The spray paint, Meyer thought... and then a man yelling.
“Yelling at you?” Carella asked.
“No, sir. Must’ve been some girl.”
“What makes you think that?”
“Cause whut he yelled was ‘You whore!’ An’ then I think he must’ve hit her, cause she screamed an’ kepp right on screamin an’ screamin.”
“Then what?” Meyer asked.
“He run off. She run off, too. I heerd her heels clickin away. High heels. When you blind...”
His voice caught.
They could not see his eyes behind the dark glasses.
“...you compensate with yo’ other senses. They was the sound of the man’s shoes runnin off and then the click of the girl’s high heels.”
He was silent for a moment, remembering again what high heels on a sidewalk sounded like.
“Then evy’thin went still again,” he said.
Years of living in war-torn Afghanistan had left their mark on Gulalai Nazir’s wrinkled face and stooped posture; she looked more like a woman in her late sixties than the fifty-five-year-old mother of Salim. The detectives had called ahead first, and several grieving relatives were already in her apartment when they got there at six that Saturday morning. Gulalai — although now an American citizen — spoke very little English. Her nephew — a man who at the age of sixteen had fought with the mujahideen against the Russians — translated for the detectives.
Gulalai told them what they had already heard from the short-order cook.
Her son was loved and respected by everyone. He was a kind and gentle person. A loving son. He had a wonderful sense of humor. He was thoughtful and generous. He was devout. Gulalai could not imagine why anyone would have done this to him.

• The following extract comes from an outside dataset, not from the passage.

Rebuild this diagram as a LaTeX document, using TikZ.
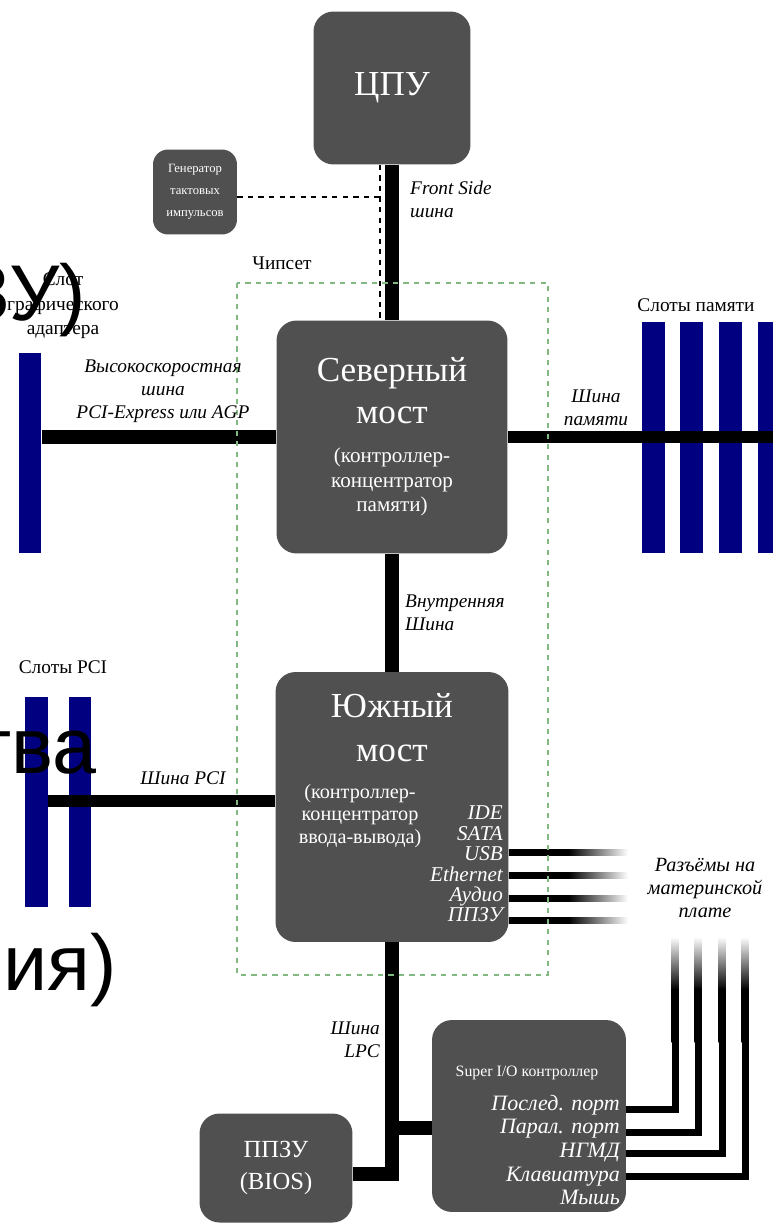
\documentclass[tikz,border=0pt]{standalone}
\usepackage{fontspec}
\setmainfont{Liberation Serif}
\newfontfamily\overlayfont{Liberation Sans}
\usetikzlibrary{positioning}

\definecolor{chipgray}{RGB}{80,80,80}
\definecolor{slotblue}{RGB}{0,0,128}
\definecolor{chipsetgreen}{RGB}{130,185,130}

% black on one side, fading out to white on the other
\pgfdeclarehorizontalshading{plugfade}{100bp}{color(0bp)=(black); color(25bp)=(black); color(50bp)=(black); color(75bp)=(white); color(100bp)=(white)}
\pgfdeclareverticalshading{plugrise}{100bp}{color(0bp)=(black); color(25bp)=(black); color(50bp)=(black); color(75bp)=(white); color(100bp)=(white)}

\begin{document}
\begin{tikzpicture}[
        x=0.02cm, y=-0.02cm,
        font=\fontsize{11}{14}\selectfont,
        chip/.style={
            fill=chipgray,
            text=white,
            rounded corners=0.4cm,
            align=center,
            inner sep=2pt
        },
        chiptext/.style={text=white, align=center},
        slot/.style={fill=slotblue, minimum width=0.46cm, inner sep=0pt},
        bus/.style={line width=0.28cm},
        thinbus/.style={line width=0.24cm},
        plug/.style={line width=0.14cm},
        clockline/.style={dashed, line width=0.6pt},
        chipsetline/.style={draw=chipsetgreen, dashed, line width=0.8pt},
        busname/.style={font=\itshape\fontsize{11}{13}\selectfont, align=center},
        caption/.style={align=center},
        backtext/.style={font=\overlayfont\fontsize{45}{50}\selectfont, inner sep=0pt, anchor=base east}
    ]

    \useasboundingbox (0,0) rectangle (773,1224);

    % chips
    \node[chip, minimum width=3.14cm, minimum height=3.06cm, font=\fontsize{20}{24}\selectfont] (cpu) at (392,88) {ЦПУ};
    \node[chip, rounded corners=0.3cm, minimum width=1.68cm, minimum height=1.7cm, font=\fontsize{7.2}{12.5}\selectfont] (gen) at (195,192) {Генератор\\тактовых\\импульсов};
    \node[chip, minimum width=4.62cm, minimum height=4.66cm, font=\fontsize{12}{14}\selectfont] (nb) at (392,437) {{\fontsize{20}{24}\selectfont Северный}\\[10pt]{\fontsize{20}{24}\selectfont мост}\\[8pt](контроллер-\\концентратор\\памяти)};
    \node[chip, minimum width=4.66cm, minimum height=5.4cm] (sb) at (392,807) {};
    \node[chip, minimum width=3.88cm, minimum height=3.84cm] (sio) at (529,1116) {};
    \node[chip, minimum width=3.06cm, minimum height=2.18cm, font=\fontsize{14}{18}\selectfont] (bios) at (276,1168) {ППЗУ\\(BIOS)};

    \node[chiptext, font=\fontsize{20}{25}\selectfont] (sbname) at (392,728) {Южный\\мост};
    \node[chiptext, font=\fontsize{11.5}{12.8}\selectfont] (sbrole) at (360,816) {(контроллер-\\концентратор\\ввода-вывода)};
    \node[chiptext, align=right, anchor=east, font=\itshape\fontsize{12}{11.6}\selectfont] (sbports) at (509,864) {IDE\\SATA\\USB\\Ethernet\\Аудио\\ППЗУ};
    \node[chiptext, font=\fontsize{9}{11}\selectfont] (siotitle) at (527,1073) {Super I/O контроллер};
    \node[chiptext, align=right, anchor=east, font=\itshape\fontsize{12.5}{13.4}\selectfont] (sioports) at (626,1150) {Послед. порт\\Парал. порт\\НГМД\\Клавиатура\\Мышь};

    % slots
    \node[slot, minimum height=4cm] (agp) at (30,453) {};
    \foreach \x [count=\i] in {653,691,730,769}
        \node[slot, minimum height=4.62cm] (mem\i) at (\x,437.5) {};
    \foreach \x [count=\i] in {36.5,80}
        \node[slot, minimum height=4.2cm] (pci\i) at (\x,802) {};

    % buses
    \coordinate (clk) at (380,197);
    \draw[clockline] (gen.east |- clk) -- (clk);
    \draw[clockline] (clk |- cpu.south) -- (clk |- nb.north);

    \draw[bus] (cpu.south) -- (nb.north);
    \draw[bus] (nb.south) -- (sb.north);
    \draw[bus] (agp.east |- nb.west) -- (nb.west);
    \draw[thinbus] (nb.east) -- (mem4.east |- nb.east);

    \coordinate (pcibus) at (0,801);
    \draw[thinbus] (pci1.east |- pcibus) -- (sb.west |- pcibus);

    \coordinate (lpcbend) at (392,1174);
    \coordinate (lpcfork) at (392,1128);
    \draw[bus] (sb.south) -- (lpcbend) -- (lpcbend -| bios.east);
    \draw[bus] (lpcfork) -- (lpcfork -| sio.west);

    \foreach \y [count=\i] in {852,875,898,920} {
        \coordinate (plug\i) at (628,\y);
        \shade[shading=plugfade] (sb.east |- plug\i) ++(0,-3) rectangle ([yshift=-0.06cm]plug\i);
    }
    \foreach \x/\y [count=\i] in {675/1109,698/1132,722/1153,745/1176} {
        \coordinate (bend\i) at (\x,\y);
        \draw[plug] (sio.east |- bend\i) -- (bend\i) -- ++(0,{1040-\y});
        \shade[shading=plugrise] (\x-3.5,937) rectangle (\x+3.5,1042);
    }

    \draw[chipsetline] (237,283) rectangle (548,975);

    % labels
    \node (chipset) at (282,263) {Чипсет};
    \node[busname, anchor=west, align=left] (fsblabel) at (404,199) {Front Side\\шина};
    \node[caption] (agpslotlabel) at (63,306) {Слот\\графического\\адаптера};
    \node[busname] (agplabel) at (163,391) {Высокоскоростная\\шина\\PCI-Express или AGP};
    \node[caption] (memlabel) at (696,305) {Слоты памяти};
    \node[busname] (membuslabel) at (596,408) {Шина\\памяти};
    \node[busname, anchor=west, align=left] (intlabel) at (399,613) {Внутренняя\\Шина};
    \node[caption] (pcilabel) at (63,667) {Слоты PCI};
    \node[busname] (pcibuslabel) at (183,778) {Шина PCI};
    \node[busname, font=\itshape\fontsize{11.5}{13}\selectfont] (pluglabel) at (705,888) {Разъёмы на\\материнской\\плате};
    \node[busname, anchor=east, align=right] (lpclabel) at (386,1040) {Шина\\LPC};

    % slide text showing through
    \node[backtext] (bgzu) at (86,320) {ЗУ)};
    \node[backtext] (bgtva) at (97,773) {тва};
    \node[backtext] (bgiya) at (117,990) {ия)};

\end{tikzpicture}
\end{document}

“Unless it was that Jew,” she said.
The nephew translated.
“Which Jew?” Carella asked at once.
“The one who killed that other Muslim cab driver uptown,” the nephew translated.
Gulalai wrung her hands and burst into uncontrollable sobbing. The other women began wailing with her.
The nephew took the detectives aside.
His name was Osman, he told them, which was Turkish in origin, but here in America everyone called him either Ozzie or Oz.